## begin DATASET SECTION
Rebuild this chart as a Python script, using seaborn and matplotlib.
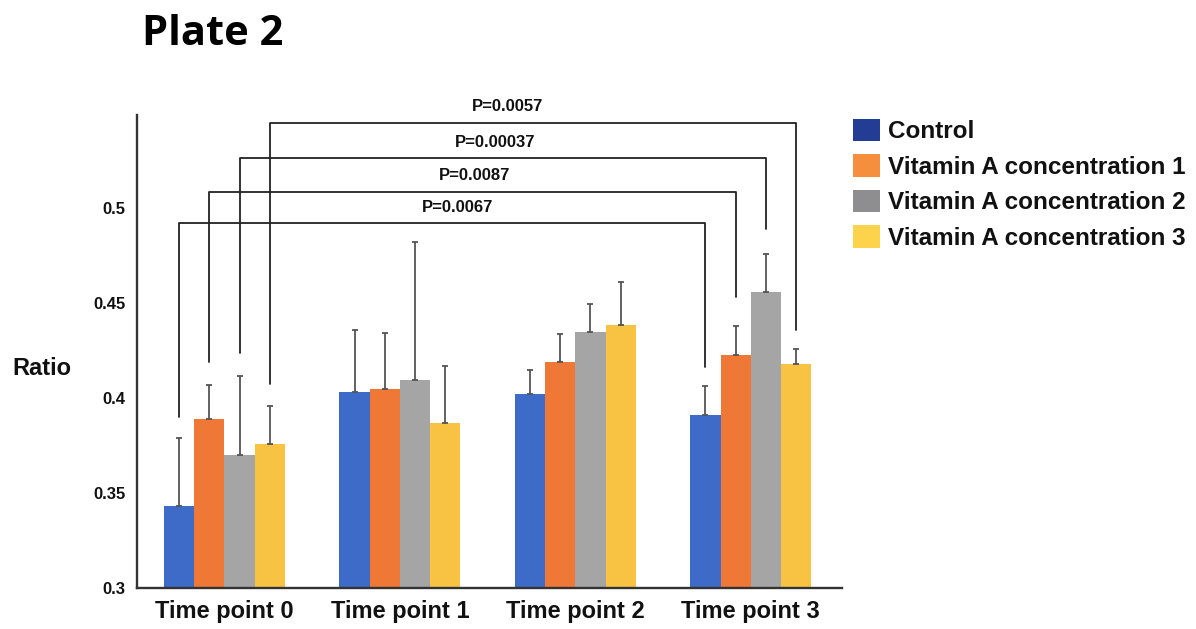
import numpy as np
import pandas as pd
import seaborn as sns
import matplotlib.pyplot as plt
from matplotlib.patches import Patch

# Values
time_points = ['Time point 0', 'Time point 1', 'Time point 2', 'Time point 3']
groups = ['Control', 'Vitamin A concentration 1', 'Vitamin A concentration 2', 'Vitamin A concentration 3']

control = [0.343, 0.403, 0.402, 0.391]
conc1 = [0.389, 0.405, 0.419, 0.4225]
conc2 = [0.370, 0.4095, 0.435, 0.456]
conc3 = [0.376, 0.387, 0.4385, 0.418]

control_err = [0.036, 0.033, 0.0127, 0.0153]
conc1_err = [0.018, 0.029, 0.0148, 0.0154]
conc2_err = [0.0416, 0.0725, 0.0143, 0.0196]
conc3_err = [0.020, 0.0298, 0.0224, 0.0078]

# significance brackets: Time point 0 vs Time point 3, one per group
p_labels = ['P=0.0067', 'P=0.0087', 'P=0.00037', 'P=0.0057']
bracket_y = [0.492, 0.5086, 0.5262, 0.5449]
left_leg_bottom = [0.390, 0.4188, 0.4238, 0.4074]
right_leg_bottom = [0.4165, 0.4533, 0.4888, 0.436]
p_label_x = [1.327, 1.427, 1.542, 1.612]

bar_colors = ['#3F6BC8', '#F07837', '#A5A5A5', '#F8C342']
legend_colors = ['#233D94', '#F58E3D', '#8E8E90', '#FCD34A']

df = pd.DataFrame({
    'time': time_points * 4,
    'group': np.repeat(groups, 4),
    'ratio': control + conc1 + conc2 + conc3,
})
errs = [control_err, conc1_err, conc2_err, conc3_err]

sns.set_style('white')
plt.rcParams['font.family'] = ['Liberation Sans', 'DejaVu Sans']
plt.rcParams['font.weight'] = 'bold'
plt.rcParams['text.color'] = '#111111'
plt.rcParams['xtick.color'] = '#111111'
plt.rcParams['ytick.color'] = '#111111'
plt.rcParams['axes.labelcolor'] = '#111111'

fig = plt.figure(figsize=(11.96, 6.29), dpi=100)
ax = fig.add_axes([0.1143, 0.0652, 0.5897, 0.7520])

sns.barplot(data=df, x='time', y='ratio', hue='group', palette=bar_colors,
            saturation=1, errorbar=None, width=0.689, gap=0, linewidth=0,
            legend=False, ax=ax)
bar_containers = list(ax.containers)

# upward-only error bars
for cont, err in zip(bar_containers, errs):
    xs = [b.get_x() + b.get_width() / 2 for b in cont]
    hs = [b.get_height() for b in cont]
    ax.errorbar(xs, hs, yerr=[np.zeros(len(err)), err], fmt='none',
                ecolor='#555555', elinewidth=1.3, capsize=2, capthick=1.3, zorder=3)

# brackets
for i, cont in enumerate(bar_containers):
    bars = list(cont)
    x0 = bars[0].get_x() + bars[0].get_width() / 2
    x1 = bars[3].get_x() + bars[3].get_width() / 2
    ax.plot([x0, x0, x1, x1],
            [left_leg_bottom[i], bracket_y[i], bracket_y[i], right_leg_bottom[i]],
            color='#222222', lw=1.3, clip_on=False, zorder=4)
    ax.text(p_label_x[i], bracket_y[i] + 0.0045, p_labels[i], ha='center', va='bottom',
            fontsize=12, fontweight='bold')

ax.set_ylim(0.3, 0.549)
ax.set_xlim(-0.5, 3.52)
ax.set_yticks([0.3, 0.35, 0.4, 0.45, 0.5])
ax.set_yticklabels(['0.3', '0.35', '0.4', '0.45', '0.5'])
ax.tick_params(axis='y', length=0, pad=8, labelsize=12)
ax.tick_params(axis='x', length=0, pad=9, labelsize=17)
for lab in ax.get_xticklabels() + ax.get_yticklabels():
    lab.set_fontweight('bold')
ax.set_xlabel('')
ax.set_ylabel('Ratio', rotation=0, ha='left', va='center', fontsize=17, fontweight='bold')
ax.yaxis.set_label_coords(-0.1768, 0.465)

sns.despine(ax=ax)
for side in ['left', 'bottom']:
    ax.spines[side].set_color('#333333')
    ax.spines[side].set_linewidth(1.7)

handles = [Patch(facecolor=c, edgecolor='none') for c in legend_colors]
fig.legend(handles, groups, loc='upper left', bbox_to_anchor=(0.713, 0.811),
           frameon=False, handlelength=1.12, handleheight=1.04,
           handletextpad=0.33, labelspacing=0.45, borderpad=0, borderaxespad=0,
           prop={'weight': 'bold', 'size': 17.5})

fig.text(0.1185, 1 - 45 / 629, 'Plate 2', fontsize=30, fontweight='bold',
         family=['Open Sans', 'DejaVu Sans'], va='baseline', ha='left', color='#000000')

fig.savefig('out.png', dpi=100)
## end DATASET SECTION
(EXERCISE DESCRIPTION):
Restate only the lines running from the start of the material above through the line containing "from matplotlib.patches import Patch", ends included. No pictures.

(EXERCISE ANSWER):
Rebuild this chart as a Python script, using seaborn and matplotlib.
import numpy as np
import pandas as pd
import seaborn as sns
import matplotlib.pyplot as plt
from matplotlib.patches import Patch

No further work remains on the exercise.